In most cases the registration process can take up to three months, during which the property can’t be advertised or rented out. Owners who violate local law are subject to a fine, which is determined by each autonomous community. In Andalusia, it ranges from €2,000 to €150,000 and from €9,000 to €90,000 in Barcelona. Owners must declare their rental income to local tax authorities and in the country of citizenship at the end of each year.

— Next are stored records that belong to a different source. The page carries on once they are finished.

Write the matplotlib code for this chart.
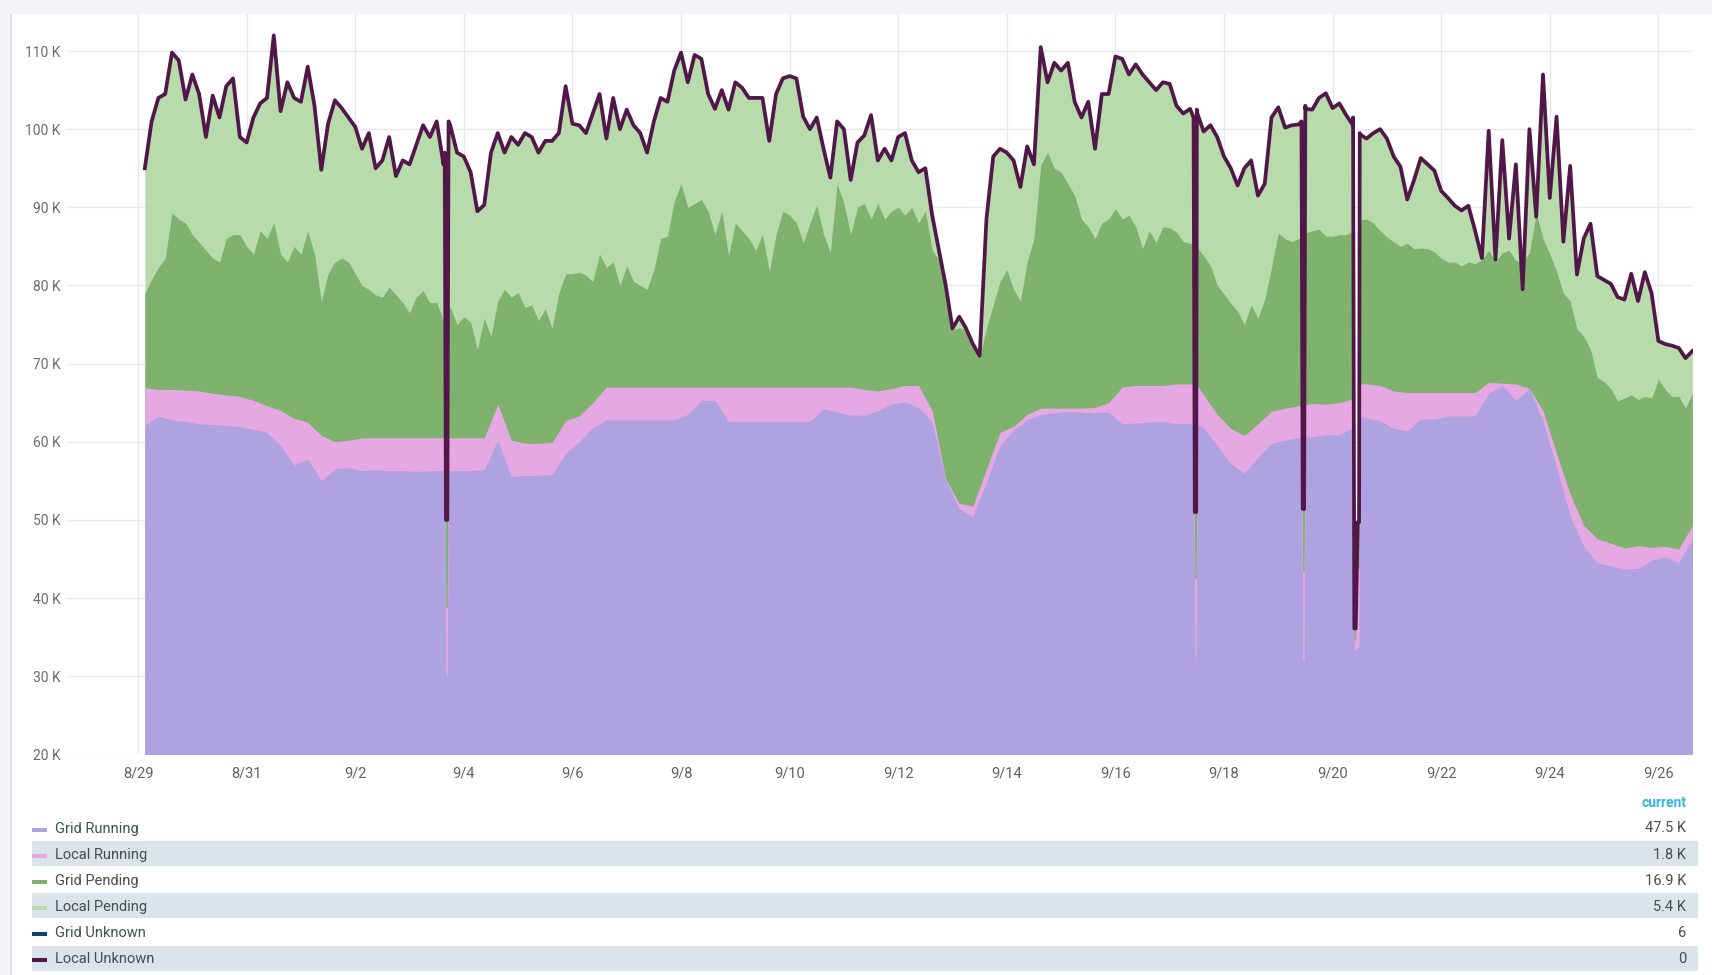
import numpy as np
import matplotlib.pyplot as plt
from matplotlib.patches import Rectangle

plt.rcParams['font.family'] = ['Roboto', 'DejaVu Sans']

W, H = 1712, 975

# sample times, hours after 8/29 00:00
start = np.datetime64('2019-08-29T00:00')
hours_3h = 3 + 3 * np.arange(229)
hours_6h = 3 + 6 * np.arange(115)

# stacked levels, in thousands of jobs
# top of the whole stack (where the Local Unknown line sits), every 3 h
total_level = np.array([
    95.0, 101.0, 104.0, 104.5, 109.8, 108.8, 103.8, 107.0, 104.5, 99.0,
    104.3, 101.5, 105.5, 106.5, 99.0, 98.3, 101.5, 103.3, 104.0, 112.0,
    102.3, 106.0, 104.0, 103.5, 108.0, 103.0, 94.8, 100.7, 103.7, 102.7,
    101.5, 100.3, 97.5, 99.5, 95.0, 96.0, 99.0,
    94.0, 96.0, 95.5, 98.0, 100.5, 99.0, 101.0, 95.5, 100.5, 97.0,
    96.5, 94.5, 89.5, 90.3, 97.0, 99.5, 97.0, 99.0, 98.0, 99.5,
    99.0, 97.0, 98.5, 98.5, 99.5, 105.5, 100.7, 100.5, 99.5, 102.0,
    104.5, 98.8, 104.0, 100.0, 102.5, 100.5, 99.5, 97.0,
    101.0, 104.0, 103.5, 107.5, 109.8, 106.0, 109.5, 109.0, 104.5, 102.6,
    105.0, 102.5, 106.0, 105.3, 104.0, 104.0, 104.0, 98.5, 104.5, 106.5,
    106.8, 106.5, 101.6, 100.0, 101.5, 97.5, 93.8, 101.0, 100.0, 93.5,
    98.3, 99.2, 101.8, 96.0, 97.5, 96.0, 99.0, 99.5,
    96.0, 94.5, 95.0, 89.0, 84.5, 80.0, 74.5, 76.0, 74.5, 72.5,
    71.0, 88.5, 96.5, 97.5, 97.0, 96.0, 92.6, 97.8, 95.5, 110.5,
    106.0, 108.5, 107.5, 108.5, 103.5, 101.5, 103.5, 97.5, 104.5, 104.5,
    109.3, 109.0, 107.0, 108.3, 107.0, 106.0, 105.0, 106.0,
    105.8, 103.0, 102.0, 102.6, 102.5, 99.7, 100.5, 99.0, 96.5, 95.0,
    92.8, 95.0, 96.0, 91.5, 93.0, 101.5, 102.8, 100.2, 100.5, 100.6,
    102.6, 102.5, 104.0, 104.6, 102.7, 103.3, 101.8, 100.5, 99.5, 98.8,
    99.5, 100.0, 98.8, 96.5, 95.2, 91.0, 93.5, 96.3, 95.5,
    94.7, 92.1, 91.2, 90.2, 89.6, 90.2, 87.0, 83.5, 99.8, 83.3,
    98.6, 86.0, 95.5, 79.5, 100.0, 88.8, 107.0, 91.2, 101.6, 85.6,
    95.3, 81.4, 86.0, 87.9, 81.2, 80.7, 80.2, 78.5, 78.2, 81.5,
    78.0, 81.7, 79.0, 72.9, 72.5, 72.3, 72.0, 70.7, 71.6,
])

# top of Grid Pending (Grid Running + Local Running + Grid Pending), every 3 h
grid_pending_top = np.array([
    79.0, 80.8, 82.3, 83.5, 89.3, 88.5, 88.0, 86.5, 85.5, 84.5,
    83.5, 83.0, 86.0, 86.5, 86.5, 85.0, 84.0, 87.0, 86.0, 88.0,
    84.0, 83.0, 85.0, 84.0, 87.0, 84.0, 78.0, 81.5, 83.0, 83.5,
    83.0, 81.5, 80.0, 79.5, 78.8, 78.5, 79.8,
    78.8, 77.8, 76.5, 78.5, 79.3, 77.8, 77.8, 75.5, 77.2, 75.0,
    76.0, 75.3, 71.8, 75.8, 73.5, 78.0, 79.5, 78.5, 79.1, 77.2,
    77.5, 75.5, 77.0, 74.5, 79.0, 81.5, 81.5, 81.7, 81.3, 80.5,
    84.0, 82.3, 83.0, 80.0, 82.5, 80.5, 80.0, 79.5,
    82.0, 86.0, 86.3, 90.8, 93.0, 90.0, 90.5, 91.0, 89.5, 86.5,
    89.5, 83.8, 88.0, 87.0, 86.0, 84.5, 86.5, 81.8, 86.5, 89.5,
    89.0, 88.0, 85.5, 88.0, 90.3, 86.5, 84.3, 93.0, 90.5, 86.5,
    90.0, 90.5, 88.5, 90.5, 88.5, 89.5, 90.0, 89.0,
    90.0, 88.0, 89.5, 84.5, 83.3, 79.5, 74.3, 74.6, 74.3, 72.3,
    70.8, 74.5, 77.5, 80.5, 82.0, 79.5, 78.0, 83.0, 86.0, 95.5,
    97.0, 95.0, 94.5, 93.0, 91.5, 88.5, 87.5, 86.0, 88.0, 88.5,
    89.8, 88.5, 89.0, 87.5, 84.7, 87.0, 85.5, 87.5,
    87.4, 86.8, 85.6, 85.4, 84.5, 83.8, 82.5, 80.0, 78.9, 77.7,
    76.7, 75.0, 77.5, 75.8, 78.2, 82.3, 86.7, 86.0, 85.6, 86.0,
    86.7, 87.0, 87.2, 86.3, 86.3, 86.5, 86.5, 87.0, 88.4, 88.5,
    88.0, 87.0, 86.2, 85.6, 85.0, 85.4, 84.7, 84.8, 84.7,
    84.3, 83.5, 83.0, 83.0, 82.5, 83.0, 82.8, 83.3, 84.5, 83.0,
    84.2, 84.5, 83.2, 83.0, 84.2, 89.2, 86.0, 84.0, 81.8, 79.0,
    78.0, 74.4, 73.5, 71.8, 68.2, 67.7, 66.8, 65.2, 65.6, 66.0,
    65.4, 65.8, 65.6, 68.0, 66.7, 65.8, 65.8, 64.3, 66.2,
])

# top of Local Running (Grid Running + Local Running), every 6 h
local_running_top = np.array([
    66.9, 66.7, 66.7, 66.6, 66.5, 66.2, 66.0, 65.8, 65.3, 64.6,
    64.0, 63.0, 62.5, 60.8, 60.0, 60.2, 60.5, 60.5, 60.5,
    60.5, 60.5, 60.5, 60.5, 60.5, 60.5, 60.5, 64.8, 60.2, 59.8,
    59.8, 59.9, 62.7, 63.3, 65.0, 67.0, 67.0, 67.0, 67.0,
    67.0, 67.0, 67.0, 67.0, 67.0, 67.0, 67.0, 67.0, 67.0, 67.0,
    67.0, 67.0, 67.0, 67.0, 67.0, 66.7, 66.5, 66.8, 67.2,
    67.2, 64.0, 55.2, 52.1, 51.8, 56.5, 61.2, 62.0, 63.5, 64.3,
    64.3, 64.3, 64.3, 64.4, 65.0, 67.0, 67.2, 67.2, 67.2,
    67.4, 67.4, 66.0, 63.5, 61.7, 60.8, 62.3, 63.9, 64.3, 64.6,
    64.9, 64.8, 65.0, 65.5, 67.4, 67.2, 66.5, 66.3, 66.3,
    66.3, 66.3, 66.3, 66.3, 67.6, 67.5, 67.4, 66.8, 64.0, 58.5,
    53.3, 49.3, 47.6, 47.0, 46.4, 46.7, 46.5, 46.6, 46.3, 49.3,
])

# Grid Running, every 6 h
grid_running = np.array([
    62.1, 63.3, 62.8, 62.6, 62.3, 62.2, 62.1, 61.9, 61.6, 61.2,
    59.5, 57.0, 57.8, 55.0, 56.5, 56.7, 56.3, 56.4, 56.3,
    56.3, 56.2, 56.3, 56.3, 56.3, 56.3, 56.4, 60.2, 55.5, 55.7,
    55.7, 55.8, 58.5, 60.0, 61.8, 62.8, 62.8, 62.8, 62.8,
    62.8, 62.8, 63.5, 65.3, 65.3, 62.6, 62.6, 62.6, 62.6, 62.6,
    62.6, 62.6, 64.2, 63.8, 63.4, 63.4, 64.0, 64.8, 65.1,
    64.4, 62.5, 55.0, 51.4, 50.4, 54.8, 59.5, 61.5, 62.8, 63.5,
    63.7, 63.9, 63.8, 63.7, 63.8, 62.3, 62.4, 62.5, 62.6,
    62.3, 62.3, 61.8, 59.5, 57.2, 56.0, 58.0, 59.8, 60.2, 60.5,
    60.6, 60.9, 60.9, 61.8, 63.0, 62.7, 61.7, 61.4, 62.9,
    62.9, 63.3, 63.3, 63.3, 66.2, 67.2, 65.3, 66.8, 62.6, 56.7,
    50.5, 46.6, 44.5, 44.1, 43.7, 43.8, 44.8, 45.3, 44.5, 47.5,
])

# short drop-outs (hours after 8/29 00:00): level before, dip, dip, level after
dip_hours = [135.55, 136.1, 136.7, 137.25,
             466.55, 467.1, 467.7, 468.25,
             514.25, 514.8, 515.4, 515.95,
             537.05, 537.6, 538.2, 539.1, 539.7, 540.25]
dip_total = [97.0, 50.0, 50.0, 101.0,
             101.5, 51.0, 51.0, 102.0,
             101.0, 51.4, 51.4, 103.0,
             101.5, 36.1, 36.1, 49.7, 49.7, 99.3]
dip_grid_pending_top = [76.5, 50.0, 50.0, 77.0,
                        85.2, 51.0, 51.0, 84.8,
                        86.2, 51.4, 51.4, 86.7,
                        87.0, 36.1, 36.1, 49.7, 49.7, 88.4]
dip_local_running_top = [60.5, 38.8, 38.8, 60.5,
                         67.4, 42.5, 42.5, 67.2,
                         64.7, 43.3, 43.3, 64.8,
                         65.3, 34.6, 34.6, 43.8, 43.8, 67.4]
dip_grid_running = [56.3, 30.1, 30.1, 56.3,
                    62.3, 32.5, 32.5, 62.2,
                    60.5, 32.0, 32.0, 60.6,
                    61.7, 33.3, 33.3, 33.7, 33.7, 63.3]

series_names = ['Grid Running', 'Local Running', 'Grid Pending',
                'Local Pending', 'Grid Unknown', 'Local Unknown']
series_colors = ['#AEA2E0', '#E5A8E2', '#7EB26D', '#B7DBAB', '#0A437C', '#511749']
current_values = ['47.5 K', '1.8 K', '16.9 K', '5.4 K', '6', '0']

y_ticks = [20, 30, 40, 50, 60, 70, 80, 90, 100, 110]
tick_days = np.arange(0, 29, 2)
x_tick_labels = ['8/29', '8/31', '9/2', '9/4', '9/6', '9/8', '9/10', '9/12',
                 '9/14', '9/16', '9/18', '9/20', '9/22', '9/24', '9/26']


def to_time(h):
    return start + np.round(np.asarray(h) * 60).astype(np.int64).astype('timedelta64[m]')


def with_dips(hours, level, dip_level):
    h = np.concatenate([hours, dip_hours])
    v = np.concatenate([level, dip_level])
    order = np.argsort(h, kind='stable')
    return to_time(h[order]), v[order]


fig = plt.figure(figsize=(W / 100, H / 100), dpi=100)
fig.patch.set_facecolor('#f4f5f8')


def px_rect(x0, y0, x1, y1, z=1, **kw):
    fig.add_artist(Rectangle((x0 / W, 1 - y1 / H), (x1 - x0) / W, (y1 - y0) / H,
                             transform=fig.transFigure, lw=0, zorder=z, **kw))


# white panel behind everything
px_rect(10, 14, W, H, z=-2, facecolor='white')
px_rect(10, 14, 11.5, H, z=-1, facecolor='#dde2ea')

ax = fig.add_axes([67 / W, 1 - 754.3 / H, (1693 - 67) / W, (754.3 - 14) / H])
ax.set_facecolor('white')
ax.set_axisbelow(True)

# stack painted from the top layer down
t_tot, v_tot = with_dips(hours_3h, total_level, dip_total)
ax.fill_between(t_tot, 0, v_tot, color=series_colors[3], lw=0)
t_gp, v_gp = with_dips(hours_3h, grid_pending_top, dip_grid_pending_top)
ax.fill_between(t_gp, 0, v_gp, color=series_colors[2], lw=0)
t_lr, v_lr = with_dips(hours_6h, local_running_top, dip_local_running_top)
ax.fill_between(t_lr, 0, v_lr, color=series_colors[1], lw=0)
t_gr, v_gr = with_dips(hours_6h, grid_running, dip_grid_running)
ax.fill_between(t_gr, 0, v_gr, color=series_colors[0], lw=0)
ax.plot(t_tot, v_tot, color=series_colors[5], lw=2.7, solid_joinstyle='round', zorder=5)

ax.set_xlim(to_time(-31.4), to_time(687.3))
ax.set_ylim(20, 114.74)
ax.set_yticks(y_ticks)
ax.set_yticklabels([f'{v} K' for v in y_ticks])
ax.set_xticks(to_time(tick_days * 24))
ax.set_xticklabels(x_tick_labels)
ax.tick_params(axis='y', length=0, pad=4.5, labelsize=10, labelcolor='#6c6c70')
ax.tick_params(axis='x', length=0, pad=8.5, labelsize=10.5, labelcolor='#5f6066')
ax.grid(True, color='#e8e8ea', lw=1.0)
for s in ax.spines.values():
    s.set_visible(False)

# legend table
fig.text(1686 / W, 1 - 807 / H, 'current', ha='right', va='baseline',
         fontsize=10, fontweight='bold', color='#33b5e5')
for i, (name, col, cur) in enumerate(zip(series_names, series_colors, current_values)):
    yc = 827.5 + 26.1 * i
    if i % 2 == 1:
        px_rect(32, yc - 12.5, 1698, yc + 12.5, facecolor='#dde3ec')
    px_rect(32, yc, 47, yc + 4, facecolor=col)
    fig.text(55 / W, 1 - (yc + 5) / H, name, ha='left', va='baseline',
             fontsize=10.5, color='#464c54')
    fig.text(1686 / W, 1 - (yc + 5) / H, cur, ha='right', va='baseline',
             fontsize=10.5, color='#464c54')

fig.savefig('out.png', dpi=100, facecolor=fig.get_facecolor())
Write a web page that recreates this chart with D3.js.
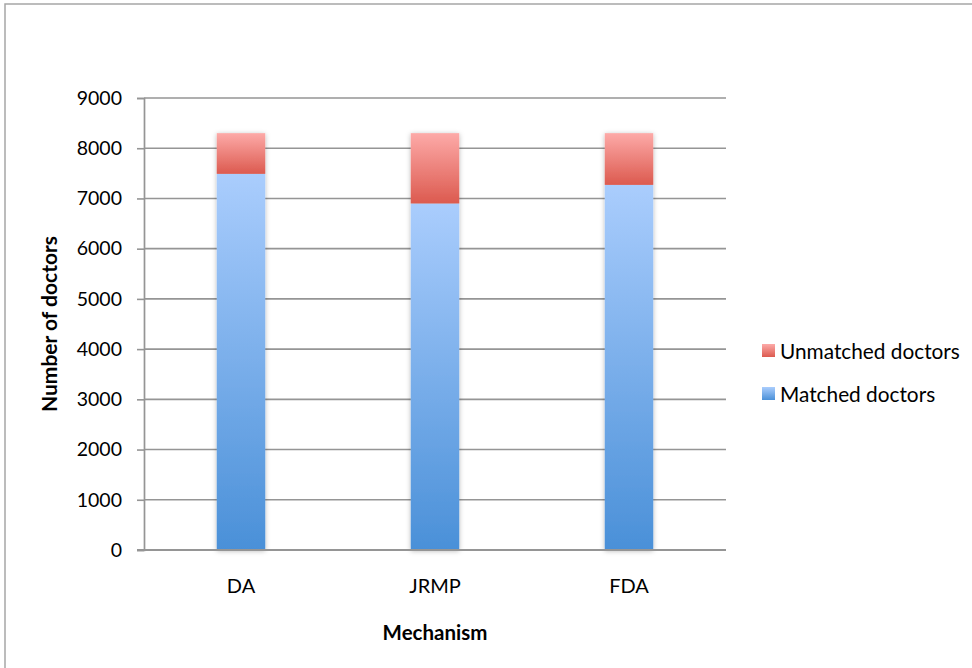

Rental income tax and other expenses

In Spain, property owners who run short-term rentals pay rental income tax at a rate of 24% for non-residents in 2016, taxed on their net returns. For example, if the annual rental income is €20,000, taxed at a rate of 24%, then the annual tax to be paid at the end of the year is €4,800. Owners can offset mortgage interest payments against their rental income (2–3% per year).

Property owners also pay municipal property tax. It varies by autonomous community from 0.405% to 1.166% of the cadastral property value. The tax amount usually ranges from €200 to €800 per year. In addition, owners of short-term rentals pay all the utility bills. Maintenance costs are about €2,500−2,800 per year on average.

The management company commission may become another expense if the owner does not manage the property independently. The fee is at least 5% of the rental income. In other words, if a property is rented out using a specialised website like Airbnb, commission is about 10%.

How much you can earn

Homes in Spain are rented out for €300–1,000 per day on average. If a property is rented out at €500 per day for 180 days a year, the annual rental income will be €90,000. Adjusted for taxation and maintenance costs the income will be about €65,600 per annum.

This article by Tranio.com is for informational purposes only. The regional legislation of Spain is subject to constant change and Tranio.com strongly recommends contacting certified lawyers and tax experts in Spain before deciding to purchase.